— start of STORED DATA —

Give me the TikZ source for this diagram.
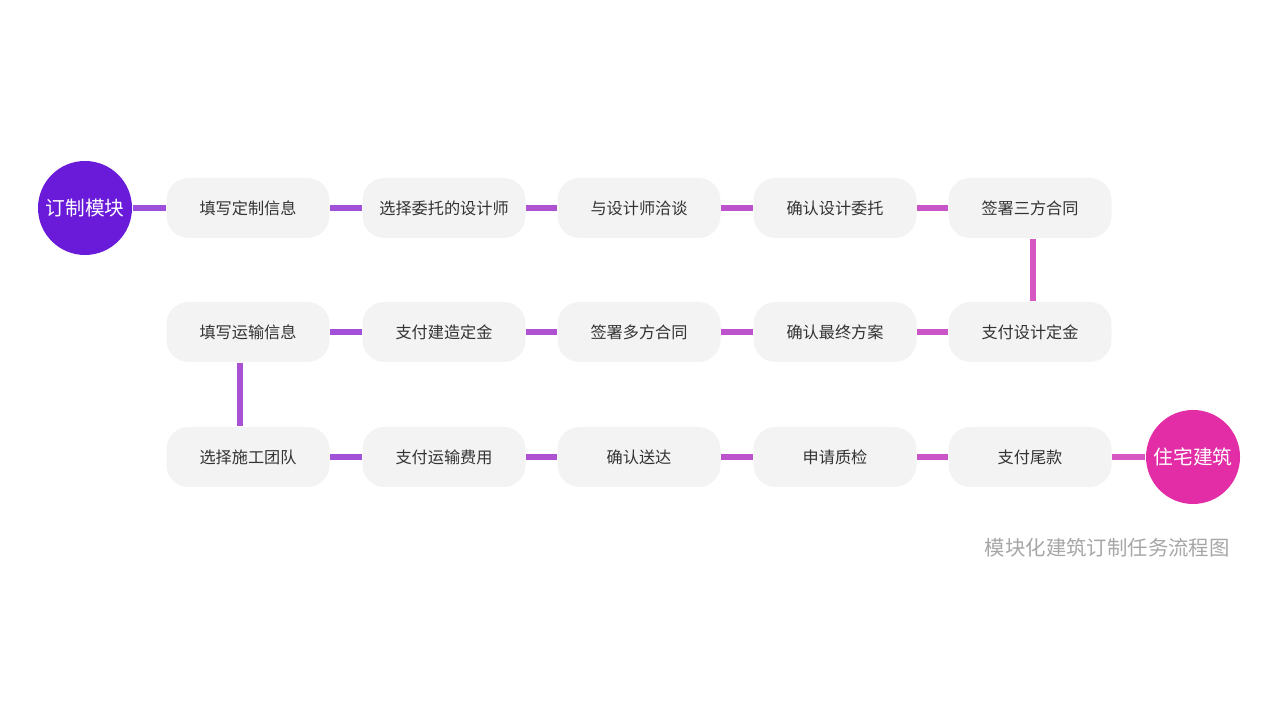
\documentclass[tikz,border=0pt]{standalone}
\usepackage{fontspec}
\setmainfont{Noto Sans CJK SC}
\usetikzlibrary{positioning}
\definecolor{startc}{HTML}{6A1BD9}
\definecolor{endc}{HTML}{E22DA6}
\definecolor{lineA}{HTML}{9B4FDB}
\definecolor{lineB}{HTML}{DD58BE}
\definecolor{boxfill}{HTML}{F3F3F3}
\definecolor{txt}{HTML}{333333}
\tikzset{
  stepbox/.style={rectangle, rounded corners=2.2mm, fill=boxfill, minimum width=1.63cm,
    minimum height=0.6cm, text=txt, font=\fontsize{4.6}{5}\selectfont},
  endpoint/.style={circle, minimum size=0.94cm, inner sep=0pt, text=white,
    font=\fontsize{5.6}{6}\selectfont},
  link/.style={line width=1.45pt}
}
\begin{document}
\begin{tikzpicture}
\useasboundingbox (0,0) rectangle (12.8,7.2);
% start and end
\node[endpoint, fill=startc] (start) at (0.85,5.12) {订制模块};
\node[endpoint, fill=endc] (finish) at (11.93,2.63) {住宅建筑};
% row 1
\node[stepbox] (a1) at (2.48,5.12) {填写定制信息};
\node[stepbox] (a2) at (4.44,5.12) {选择委托的设计师};
\node[stepbox] (a3) at (6.39,5.12) {与设计师洽谈};
\node[stepbox] (a4) at (8.35,5.12) {确认设计委托};
\node[stepbox] (a5) at (10.30,5.12) {签署三方合同};
% row 2
\node[stepbox] (b1) at (2.48,3.88) {填写运输信息};
\node[stepbox] (b2) at (4.44,3.88) {支付建造定金};
\node[stepbox] (b3) at (6.39,3.88) {签署多方合同};
\node[stepbox] (b4) at (8.35,3.88) {确认最终方案};
\node[stepbox] (b5) at (10.30,3.88) {支付设计定金};
% row 3
\node[stepbox] (c1) at (2.48,2.63) {选择施工团队};
\node[stepbox] (c2) at (4.44,2.63) {支付运输费用};
\node[stepbox] (c3) at (6.39,2.63) {确认送达};
\node[stepbox] (c4) at (8.35,2.63) {申请质检};
\node[stepbox] (c5) at (10.30,2.63) {支付尾款};
% connectors
\draw[link, lineA] (start) -- (a1);
\foreach \i/\j/\p in {1/2/10,2/3/30,3/4/50,4/5/70}{
  \draw[link, lineB!\p!lineA] (a\i) -- (a\j);
  \draw[link, lineB!\p!lineA] (b\i) -- (b\j);
  \draw[link, lineB!\p!lineA] (c\i) -- (c\j);
}
\draw[link, lineB!90!lineA] (c5) -- (finish);
\draw[link, lineB!90!lineA] ([xshift=0.3mm]a5.south) -- ([xshift=0.3mm]b5.north);
\draw[link, lineA!80!lineB] ([xshift=-0.8mm]b1.south) -- ([xshift=-0.8mm]c1.north);
% caption
\node[anchor=east, text=black!35, font=\fontsize{5.8}{6}\selectfont] (title) at (12.42,1.72) {模块化建筑订制任务流程图};
\end{tikzpicture}
\end{document}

— end of STORED DATA —

▶ _DESCRIPTION OF THE TASK_
Do not include the images; transcribe the rest of the listing exactly.

▶ _ANSWER TO THIS TASK_
Give me the TikZ source for this diagram.
\documentclass[tikz,border=0pt]{standalone}
\usepackage{fontspec}
\setmainfont{Noto Sans CJK SC}
\usetikzlibrary{positioning}
\definecolor{startc}{HTML}{6A1BD9}
\definecolor{endc}{HTML}{E22DA6}
\definecolor{lineA}{HTML}{9B4FDB}
\definecolor{lineB}{HTML}{DD58BE}
\definecolor{boxfill}{HTML}{F3F3F3}
\definecolor{txt}{HTML}{333333}
\tikzset{
  stepbox/.style={rectangle, rounded corners=2.2mm, fill=boxfill, minimum width=1.63cm,
    minimum height=0.6cm, text=txt, font=\fontsize{4.6}{5}\selectfont},
  endpoint/.style={circle, minimum size=0.94cm, inner sep=0pt, text=white,
    font=\fontsize{5.6}{6}\selectfont},
  link/.style={line width=1.45pt}
}
\begin{document}
\begin{tikzpicture}
\useasboundingbox (0,0) rectangle (12.8,7.2);
% start and end
\node[endpoint, fill=startc] (start) at (0.85,5.12) {订制模块};
\node[endpoint, fill=endc] (finish) at (11.93,2.63) {住宅建筑};
% row 1
\node[stepbox] (a1) at (2.48,5.12) {填写定制信息};
\node[stepbox] (a2) at (4.44,5.12) {选择委托的设计师};
\node[stepbox] (a3) at (6.39,5.12) {与设计师洽谈};
\node[stepbox] (a4) at (8.35,5.12) {确认设计委托};
\node[stepbox] (a5) at (10.30,5.12) {签署三方合同};
% row 2
\node[stepbox] (b1) at (2.48,3.88) {填写运输信息};
\node[stepbox] (b2) at (4.44,3.88) {支付建造定金};
\node[stepbox] (b3) at (6.39,3.88) {签署多方合同};
\node[stepbox] (b4) at (8.35,3.88) {确认最终方案};
\node[stepbox] (b5) at (10.30,3.88) {支付设计定金};
% row 3
\node[stepbox] (c1) at (2.48,2.63) {选择施工团队};
\node[stepbox] (c2) at (4.44,2.63) {支付运输费用};
\node[stepbox] (c3) at (6.39,2.63) {确认送达};
\node[stepbox] (c4) at (8.35,2.63) {申请质检};
\node[stepbox] (c5) at (10.30,2.63) {支付尾款};
% connectors
\draw[link, lineA] (start) -- (a1);
\foreach \i/\j/\p in {1/2/10,2/3/30,3/4/50,4/5/70}{
  \draw[link, lineB!\p!lineA] (a\i) -- (a\j);
  \draw[link, lineB!\p!lineA] (b\i) -- (b\j);
  \draw[link, lineB!\p!lineA] (c\i) -- (c\j);
}
\draw[link, lineB!90!lineA] (c5) -- (finish);
\draw[link, lineB!90!lineA] ([xshift=0.3mm]a5.south) -- ([xshift=0.3mm]b5.north);
\draw[link, lineA!80!lineB] ([xshift=-0.8mm]b1.south) -- ([xshift=-0.8mm]c1.north);
% caption
\node[anchor=east, text=black!35, font=\fontsize{5.8}{6}\selectfont] (title) at (12.42,1.72) {模块化建筑订制任务流程图};
\end{tikzpicture}
\end{document}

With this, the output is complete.